• _Work to be completed_: Output the line that holds "Rebuild this chart", the line that holds "2.85, 2.76, 2.71];", and every line between them, exactly, but none of the pictures.

-- start Data for the task --

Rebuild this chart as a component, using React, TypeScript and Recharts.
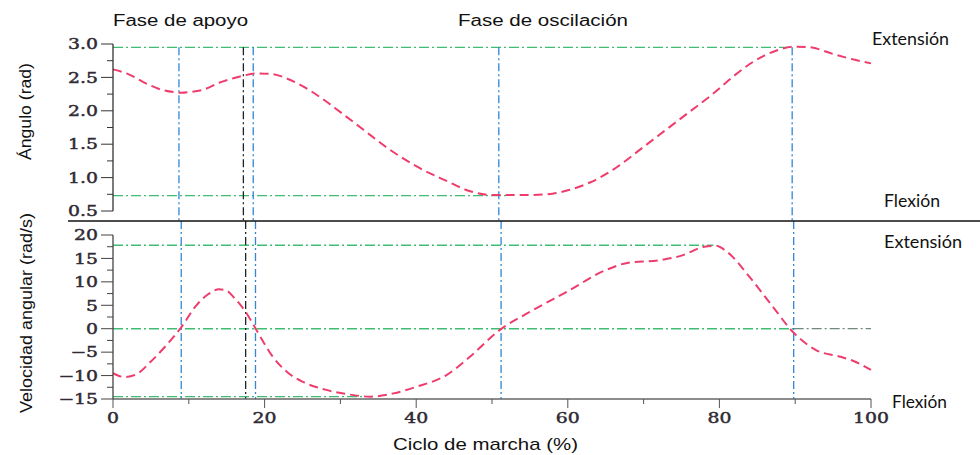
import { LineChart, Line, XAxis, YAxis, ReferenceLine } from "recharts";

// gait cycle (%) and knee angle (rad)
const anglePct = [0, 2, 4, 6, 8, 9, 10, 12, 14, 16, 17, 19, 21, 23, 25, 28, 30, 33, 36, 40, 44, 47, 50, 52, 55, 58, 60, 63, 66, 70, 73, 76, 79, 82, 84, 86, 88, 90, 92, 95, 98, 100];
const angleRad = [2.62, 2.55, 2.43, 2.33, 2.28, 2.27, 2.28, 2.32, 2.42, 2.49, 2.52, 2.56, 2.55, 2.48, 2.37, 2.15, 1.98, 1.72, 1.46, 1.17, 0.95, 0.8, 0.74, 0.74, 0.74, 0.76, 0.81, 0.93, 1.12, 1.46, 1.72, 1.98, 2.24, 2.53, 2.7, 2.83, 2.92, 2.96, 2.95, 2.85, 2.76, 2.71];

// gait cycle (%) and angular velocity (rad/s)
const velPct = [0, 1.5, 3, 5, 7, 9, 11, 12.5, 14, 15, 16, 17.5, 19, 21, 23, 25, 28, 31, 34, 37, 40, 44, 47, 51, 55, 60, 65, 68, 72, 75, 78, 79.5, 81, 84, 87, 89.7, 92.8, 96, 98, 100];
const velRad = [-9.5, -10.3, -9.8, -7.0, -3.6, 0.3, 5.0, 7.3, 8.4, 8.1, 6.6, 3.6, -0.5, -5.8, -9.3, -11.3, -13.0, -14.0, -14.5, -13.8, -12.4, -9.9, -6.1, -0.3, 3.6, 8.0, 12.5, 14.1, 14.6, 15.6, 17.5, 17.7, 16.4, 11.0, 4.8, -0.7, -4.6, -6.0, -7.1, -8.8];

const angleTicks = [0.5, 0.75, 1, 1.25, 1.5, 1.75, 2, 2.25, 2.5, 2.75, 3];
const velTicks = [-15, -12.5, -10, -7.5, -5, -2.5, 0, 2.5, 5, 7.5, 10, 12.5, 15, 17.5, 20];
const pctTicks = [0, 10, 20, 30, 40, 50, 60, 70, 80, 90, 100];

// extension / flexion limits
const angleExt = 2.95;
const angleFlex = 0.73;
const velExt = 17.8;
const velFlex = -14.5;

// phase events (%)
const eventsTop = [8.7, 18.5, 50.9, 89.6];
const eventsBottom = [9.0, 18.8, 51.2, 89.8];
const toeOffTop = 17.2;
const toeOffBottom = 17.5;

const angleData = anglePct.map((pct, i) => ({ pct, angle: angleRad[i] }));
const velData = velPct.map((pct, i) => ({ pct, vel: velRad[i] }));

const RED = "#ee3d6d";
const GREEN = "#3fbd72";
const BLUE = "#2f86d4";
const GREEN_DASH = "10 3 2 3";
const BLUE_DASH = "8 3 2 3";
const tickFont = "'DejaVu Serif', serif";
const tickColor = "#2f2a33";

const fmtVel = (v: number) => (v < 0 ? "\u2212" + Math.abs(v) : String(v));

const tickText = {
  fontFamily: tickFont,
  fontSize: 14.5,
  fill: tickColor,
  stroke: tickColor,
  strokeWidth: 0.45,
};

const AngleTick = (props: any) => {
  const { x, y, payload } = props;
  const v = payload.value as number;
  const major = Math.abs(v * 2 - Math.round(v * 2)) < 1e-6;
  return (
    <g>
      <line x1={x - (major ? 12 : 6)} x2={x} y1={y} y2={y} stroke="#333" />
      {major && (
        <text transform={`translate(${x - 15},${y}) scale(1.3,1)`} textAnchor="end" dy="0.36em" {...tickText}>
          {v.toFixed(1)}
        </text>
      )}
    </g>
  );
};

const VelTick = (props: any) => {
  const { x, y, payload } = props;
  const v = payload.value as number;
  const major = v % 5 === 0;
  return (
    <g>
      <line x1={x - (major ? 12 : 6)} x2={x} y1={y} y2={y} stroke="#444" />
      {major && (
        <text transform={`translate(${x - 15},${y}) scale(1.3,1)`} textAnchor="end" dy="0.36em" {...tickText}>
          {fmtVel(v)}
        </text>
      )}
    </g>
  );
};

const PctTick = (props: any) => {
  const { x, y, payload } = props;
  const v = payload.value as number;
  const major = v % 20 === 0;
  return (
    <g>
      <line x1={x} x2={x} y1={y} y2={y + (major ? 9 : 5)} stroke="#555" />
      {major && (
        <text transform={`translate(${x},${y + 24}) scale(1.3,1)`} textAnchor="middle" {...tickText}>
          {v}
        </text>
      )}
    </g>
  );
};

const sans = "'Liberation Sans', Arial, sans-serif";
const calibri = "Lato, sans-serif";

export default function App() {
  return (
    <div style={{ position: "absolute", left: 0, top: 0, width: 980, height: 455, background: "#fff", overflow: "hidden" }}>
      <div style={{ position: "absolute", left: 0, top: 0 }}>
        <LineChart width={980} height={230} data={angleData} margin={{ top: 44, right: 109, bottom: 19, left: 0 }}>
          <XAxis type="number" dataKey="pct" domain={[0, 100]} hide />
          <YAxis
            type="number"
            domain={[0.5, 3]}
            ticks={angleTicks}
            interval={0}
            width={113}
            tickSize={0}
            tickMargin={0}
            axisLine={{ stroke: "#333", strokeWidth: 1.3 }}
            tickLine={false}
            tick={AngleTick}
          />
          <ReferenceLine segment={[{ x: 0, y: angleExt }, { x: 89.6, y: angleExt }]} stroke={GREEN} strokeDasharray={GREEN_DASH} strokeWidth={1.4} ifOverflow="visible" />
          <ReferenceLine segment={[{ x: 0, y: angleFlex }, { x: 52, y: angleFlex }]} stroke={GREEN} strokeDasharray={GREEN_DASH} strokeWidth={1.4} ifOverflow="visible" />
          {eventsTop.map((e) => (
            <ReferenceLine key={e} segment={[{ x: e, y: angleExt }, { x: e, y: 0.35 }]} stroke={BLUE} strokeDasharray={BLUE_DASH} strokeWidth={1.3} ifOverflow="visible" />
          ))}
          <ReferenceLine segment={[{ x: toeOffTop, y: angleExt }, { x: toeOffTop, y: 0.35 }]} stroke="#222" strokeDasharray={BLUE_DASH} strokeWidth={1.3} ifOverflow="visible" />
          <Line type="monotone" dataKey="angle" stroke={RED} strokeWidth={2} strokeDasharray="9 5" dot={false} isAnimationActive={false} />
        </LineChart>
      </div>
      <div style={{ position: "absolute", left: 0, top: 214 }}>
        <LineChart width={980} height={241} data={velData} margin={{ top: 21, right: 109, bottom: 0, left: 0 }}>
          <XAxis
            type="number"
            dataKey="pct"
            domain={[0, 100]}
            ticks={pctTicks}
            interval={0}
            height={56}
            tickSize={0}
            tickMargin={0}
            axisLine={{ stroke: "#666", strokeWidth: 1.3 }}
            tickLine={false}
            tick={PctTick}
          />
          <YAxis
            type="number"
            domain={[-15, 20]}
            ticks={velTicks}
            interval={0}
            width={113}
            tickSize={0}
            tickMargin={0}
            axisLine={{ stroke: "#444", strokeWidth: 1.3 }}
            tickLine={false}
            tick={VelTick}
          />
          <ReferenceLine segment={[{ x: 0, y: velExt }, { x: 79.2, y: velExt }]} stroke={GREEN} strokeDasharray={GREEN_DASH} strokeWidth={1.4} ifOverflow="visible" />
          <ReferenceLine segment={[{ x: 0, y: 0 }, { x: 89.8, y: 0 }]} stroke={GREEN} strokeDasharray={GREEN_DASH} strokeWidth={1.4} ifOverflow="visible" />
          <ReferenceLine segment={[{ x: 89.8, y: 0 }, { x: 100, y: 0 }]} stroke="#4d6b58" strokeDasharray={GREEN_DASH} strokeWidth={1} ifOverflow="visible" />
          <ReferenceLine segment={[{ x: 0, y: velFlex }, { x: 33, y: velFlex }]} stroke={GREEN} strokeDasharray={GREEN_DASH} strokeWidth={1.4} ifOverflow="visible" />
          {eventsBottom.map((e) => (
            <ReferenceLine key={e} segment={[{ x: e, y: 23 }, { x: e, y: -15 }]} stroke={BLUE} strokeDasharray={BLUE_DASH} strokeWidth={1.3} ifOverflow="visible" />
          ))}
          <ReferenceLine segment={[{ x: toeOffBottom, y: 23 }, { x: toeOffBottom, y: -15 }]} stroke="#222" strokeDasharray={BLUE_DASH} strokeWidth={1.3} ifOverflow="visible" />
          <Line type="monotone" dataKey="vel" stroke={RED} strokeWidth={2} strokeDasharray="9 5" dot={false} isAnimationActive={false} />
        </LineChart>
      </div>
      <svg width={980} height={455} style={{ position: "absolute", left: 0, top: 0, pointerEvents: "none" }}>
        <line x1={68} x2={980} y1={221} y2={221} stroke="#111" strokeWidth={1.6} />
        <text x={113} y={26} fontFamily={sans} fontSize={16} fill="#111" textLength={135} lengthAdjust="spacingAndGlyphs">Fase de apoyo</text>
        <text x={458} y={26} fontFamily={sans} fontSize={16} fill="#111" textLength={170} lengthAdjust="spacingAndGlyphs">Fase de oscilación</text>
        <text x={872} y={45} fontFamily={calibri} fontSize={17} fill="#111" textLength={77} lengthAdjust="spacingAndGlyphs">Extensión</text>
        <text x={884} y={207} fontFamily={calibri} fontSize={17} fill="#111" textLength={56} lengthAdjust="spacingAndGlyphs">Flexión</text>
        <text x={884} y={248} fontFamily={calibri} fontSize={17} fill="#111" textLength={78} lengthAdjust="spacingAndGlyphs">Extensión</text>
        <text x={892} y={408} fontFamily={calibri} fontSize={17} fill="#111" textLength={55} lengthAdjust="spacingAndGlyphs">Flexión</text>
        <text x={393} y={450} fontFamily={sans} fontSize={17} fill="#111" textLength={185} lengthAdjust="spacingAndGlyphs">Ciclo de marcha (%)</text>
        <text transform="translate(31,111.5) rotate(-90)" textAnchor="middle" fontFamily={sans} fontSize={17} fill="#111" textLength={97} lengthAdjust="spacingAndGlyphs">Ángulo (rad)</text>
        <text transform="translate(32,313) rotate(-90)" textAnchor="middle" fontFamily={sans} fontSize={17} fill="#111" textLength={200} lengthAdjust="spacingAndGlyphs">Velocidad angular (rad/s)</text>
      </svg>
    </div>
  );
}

-- end Data for the task --
-- start Data for the task --

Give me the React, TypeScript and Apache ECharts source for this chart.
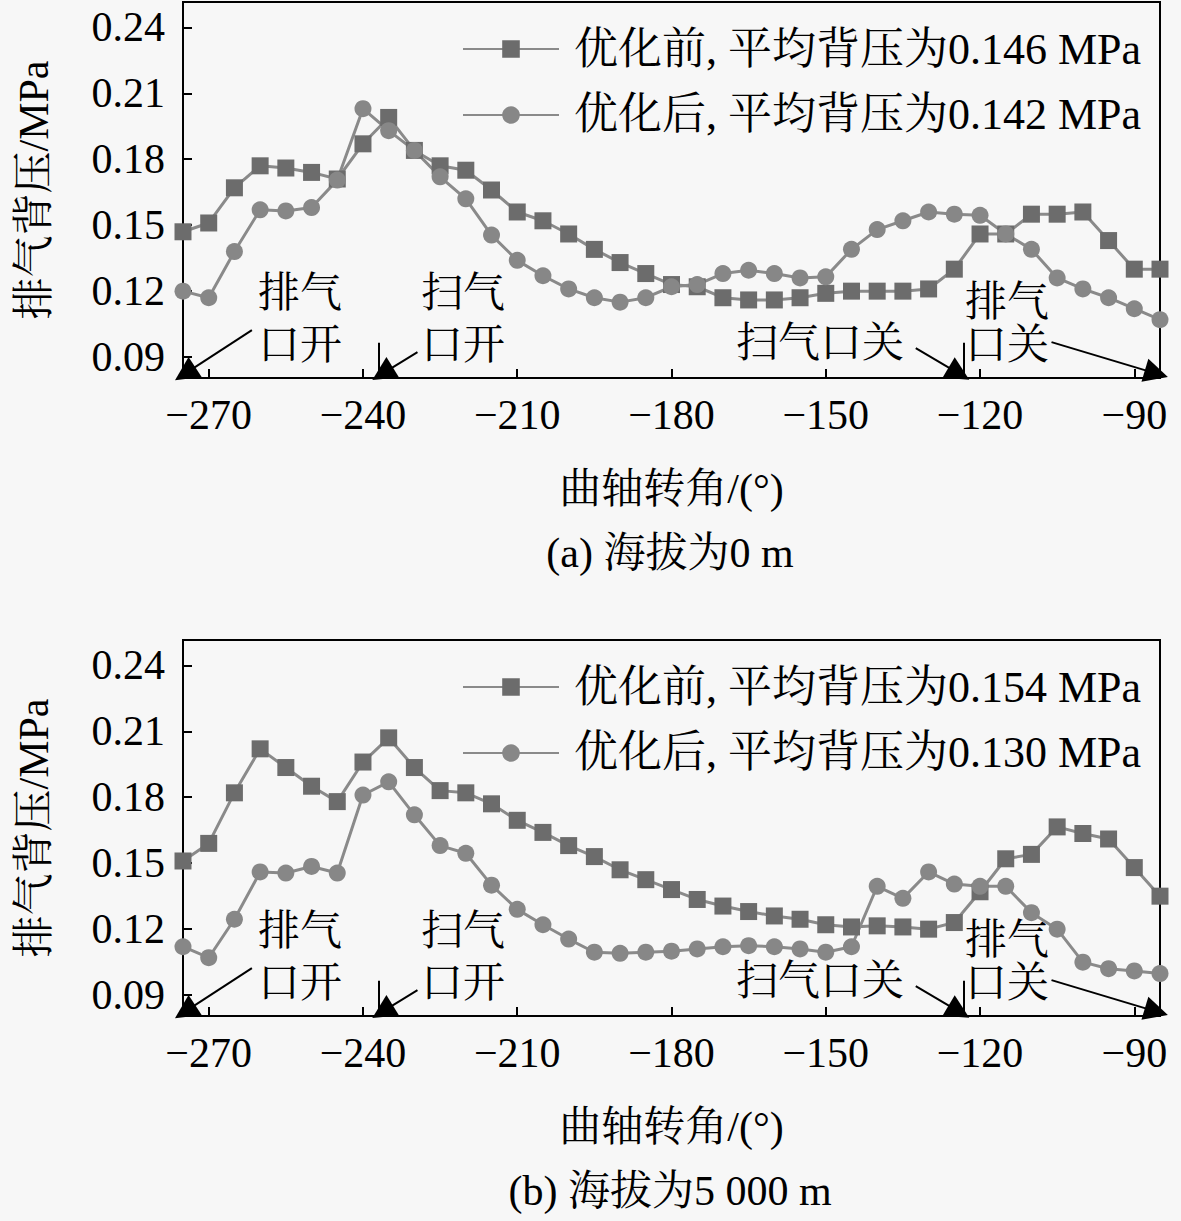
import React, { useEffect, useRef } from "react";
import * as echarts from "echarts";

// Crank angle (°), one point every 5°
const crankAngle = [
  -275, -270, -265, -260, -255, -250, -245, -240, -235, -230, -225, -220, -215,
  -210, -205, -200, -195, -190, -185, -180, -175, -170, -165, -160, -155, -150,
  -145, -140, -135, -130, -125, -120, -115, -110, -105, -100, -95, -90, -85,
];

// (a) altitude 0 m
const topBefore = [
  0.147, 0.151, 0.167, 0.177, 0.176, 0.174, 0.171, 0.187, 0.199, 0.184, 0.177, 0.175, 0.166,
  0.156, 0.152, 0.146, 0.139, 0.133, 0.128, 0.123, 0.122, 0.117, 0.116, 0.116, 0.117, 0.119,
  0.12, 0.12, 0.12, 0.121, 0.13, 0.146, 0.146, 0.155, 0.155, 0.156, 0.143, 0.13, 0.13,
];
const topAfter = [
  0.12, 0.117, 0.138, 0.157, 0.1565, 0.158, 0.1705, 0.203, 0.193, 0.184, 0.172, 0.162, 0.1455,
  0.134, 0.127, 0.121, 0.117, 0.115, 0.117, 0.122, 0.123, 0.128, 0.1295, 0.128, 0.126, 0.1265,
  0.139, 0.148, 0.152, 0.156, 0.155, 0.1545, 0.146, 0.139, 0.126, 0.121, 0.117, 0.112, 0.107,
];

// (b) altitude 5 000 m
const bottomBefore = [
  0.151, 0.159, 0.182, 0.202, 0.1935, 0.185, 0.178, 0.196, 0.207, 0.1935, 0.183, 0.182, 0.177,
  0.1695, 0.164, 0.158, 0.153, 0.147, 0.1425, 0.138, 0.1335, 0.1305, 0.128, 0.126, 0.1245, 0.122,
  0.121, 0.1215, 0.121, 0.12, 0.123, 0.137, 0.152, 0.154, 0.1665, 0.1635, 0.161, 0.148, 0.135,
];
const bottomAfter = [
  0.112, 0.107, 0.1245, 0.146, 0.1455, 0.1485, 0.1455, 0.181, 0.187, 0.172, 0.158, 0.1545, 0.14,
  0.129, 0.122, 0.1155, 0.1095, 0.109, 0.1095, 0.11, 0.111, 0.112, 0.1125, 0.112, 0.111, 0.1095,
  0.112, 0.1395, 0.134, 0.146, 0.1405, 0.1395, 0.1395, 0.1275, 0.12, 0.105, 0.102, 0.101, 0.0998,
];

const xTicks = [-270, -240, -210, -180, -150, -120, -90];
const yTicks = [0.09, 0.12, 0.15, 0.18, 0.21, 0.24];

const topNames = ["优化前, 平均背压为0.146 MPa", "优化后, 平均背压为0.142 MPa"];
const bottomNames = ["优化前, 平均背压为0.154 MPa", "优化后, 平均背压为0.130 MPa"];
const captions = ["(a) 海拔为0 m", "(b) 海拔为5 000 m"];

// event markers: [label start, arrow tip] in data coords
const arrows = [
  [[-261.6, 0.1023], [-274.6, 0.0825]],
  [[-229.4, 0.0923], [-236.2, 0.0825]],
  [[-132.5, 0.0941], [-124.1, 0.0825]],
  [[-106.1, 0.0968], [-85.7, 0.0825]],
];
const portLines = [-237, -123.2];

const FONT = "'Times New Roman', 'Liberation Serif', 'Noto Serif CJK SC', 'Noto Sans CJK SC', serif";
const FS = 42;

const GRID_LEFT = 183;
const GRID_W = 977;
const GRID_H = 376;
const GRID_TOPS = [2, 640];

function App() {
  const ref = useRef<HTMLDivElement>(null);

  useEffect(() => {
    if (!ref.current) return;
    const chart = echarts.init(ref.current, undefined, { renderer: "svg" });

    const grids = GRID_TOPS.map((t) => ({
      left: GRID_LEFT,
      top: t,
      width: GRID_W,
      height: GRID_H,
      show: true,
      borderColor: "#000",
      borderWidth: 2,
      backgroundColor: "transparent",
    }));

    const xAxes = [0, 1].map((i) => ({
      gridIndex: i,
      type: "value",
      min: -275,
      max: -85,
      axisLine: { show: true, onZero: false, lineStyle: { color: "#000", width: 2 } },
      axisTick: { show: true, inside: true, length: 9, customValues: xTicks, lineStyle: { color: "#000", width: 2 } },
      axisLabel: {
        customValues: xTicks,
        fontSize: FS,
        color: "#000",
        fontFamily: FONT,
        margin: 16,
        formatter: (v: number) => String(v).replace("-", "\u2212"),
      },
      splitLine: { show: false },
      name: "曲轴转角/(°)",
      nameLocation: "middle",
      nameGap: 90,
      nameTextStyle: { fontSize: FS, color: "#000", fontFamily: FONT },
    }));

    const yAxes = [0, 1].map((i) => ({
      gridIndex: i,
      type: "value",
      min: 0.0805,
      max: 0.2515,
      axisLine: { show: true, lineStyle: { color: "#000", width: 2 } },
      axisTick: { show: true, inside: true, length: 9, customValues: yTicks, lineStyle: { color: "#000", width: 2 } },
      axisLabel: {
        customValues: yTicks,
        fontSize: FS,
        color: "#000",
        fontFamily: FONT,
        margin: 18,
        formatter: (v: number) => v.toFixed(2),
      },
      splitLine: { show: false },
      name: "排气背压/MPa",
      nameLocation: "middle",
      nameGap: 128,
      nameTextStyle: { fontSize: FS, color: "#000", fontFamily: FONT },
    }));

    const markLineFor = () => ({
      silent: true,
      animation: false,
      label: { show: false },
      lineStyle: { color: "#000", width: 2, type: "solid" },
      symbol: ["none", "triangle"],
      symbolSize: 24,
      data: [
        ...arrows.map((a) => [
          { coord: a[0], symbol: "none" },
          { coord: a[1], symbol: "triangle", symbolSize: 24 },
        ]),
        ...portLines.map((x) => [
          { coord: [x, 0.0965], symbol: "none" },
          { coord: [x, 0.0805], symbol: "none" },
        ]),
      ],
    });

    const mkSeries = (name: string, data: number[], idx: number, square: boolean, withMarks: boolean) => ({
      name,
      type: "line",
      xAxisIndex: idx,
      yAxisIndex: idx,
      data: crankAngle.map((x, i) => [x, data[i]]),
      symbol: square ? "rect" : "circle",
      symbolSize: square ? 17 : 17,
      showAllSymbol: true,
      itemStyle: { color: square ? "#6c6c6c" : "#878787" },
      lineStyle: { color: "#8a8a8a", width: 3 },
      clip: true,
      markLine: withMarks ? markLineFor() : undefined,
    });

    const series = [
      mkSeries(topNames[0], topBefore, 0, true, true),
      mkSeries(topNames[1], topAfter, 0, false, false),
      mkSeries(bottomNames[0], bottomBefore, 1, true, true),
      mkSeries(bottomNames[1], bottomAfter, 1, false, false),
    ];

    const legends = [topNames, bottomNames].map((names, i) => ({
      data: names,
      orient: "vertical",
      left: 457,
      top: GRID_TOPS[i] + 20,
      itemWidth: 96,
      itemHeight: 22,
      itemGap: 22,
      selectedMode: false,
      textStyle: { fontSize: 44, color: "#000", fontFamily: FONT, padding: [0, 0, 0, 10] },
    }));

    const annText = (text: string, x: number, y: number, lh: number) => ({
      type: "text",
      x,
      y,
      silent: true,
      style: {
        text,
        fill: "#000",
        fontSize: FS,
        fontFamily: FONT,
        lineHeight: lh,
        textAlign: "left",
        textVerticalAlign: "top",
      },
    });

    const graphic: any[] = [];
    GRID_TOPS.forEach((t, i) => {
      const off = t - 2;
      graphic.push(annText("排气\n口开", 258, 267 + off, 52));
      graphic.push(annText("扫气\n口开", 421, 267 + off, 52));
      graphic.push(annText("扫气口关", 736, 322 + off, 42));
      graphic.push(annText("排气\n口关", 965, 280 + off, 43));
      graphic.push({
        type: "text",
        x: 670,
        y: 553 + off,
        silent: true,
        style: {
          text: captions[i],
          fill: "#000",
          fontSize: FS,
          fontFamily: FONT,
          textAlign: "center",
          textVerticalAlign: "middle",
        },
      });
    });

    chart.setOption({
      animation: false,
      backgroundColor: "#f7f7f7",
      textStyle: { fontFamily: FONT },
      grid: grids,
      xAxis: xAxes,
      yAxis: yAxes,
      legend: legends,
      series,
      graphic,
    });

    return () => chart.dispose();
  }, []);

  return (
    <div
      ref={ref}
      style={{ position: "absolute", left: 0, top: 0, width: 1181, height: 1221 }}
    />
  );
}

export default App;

-- end Data for the task --

• _Expected output_:
Rebuild this chart as a component, using React, TypeScript and Recharts.
import { LineChart, Line, XAxis, YAxis, ReferenceLine } from "recharts";

// gait cycle (%) and knee angle (rad)
const anglePct = [0, 2, 4, 6, 8, 9, 10, 12, 14, 16, 17, 19, 21, 23, 25, 28, 30, 33, 36, 40, 44, 47, 50, 52, 55, 58, 60, 63, 66, 70, 73, 76, 79, 82, 84, 86, 88, 90, 92, 95, 98, 100];
const angleRad = [2.62, 2.55, 2.43, 2.33, 2.28, 2.27, 2.28, 2.32, 2.42, 2.49, 2.52, 2.56, 2.55, 2.48, 2.37, 2.15, 1.98, 1.72, 1.46, 1.17, 0.95, 0.8, 0.74, 0.74, 0.74, 0.76, 0.81, 0.93, 1.12, 1.46, 1.72, 1.98, 2.24, 2.53, 2.7, 2.83, 2.92, 2.96, 2.95, 2.85, 2.76, 2.71];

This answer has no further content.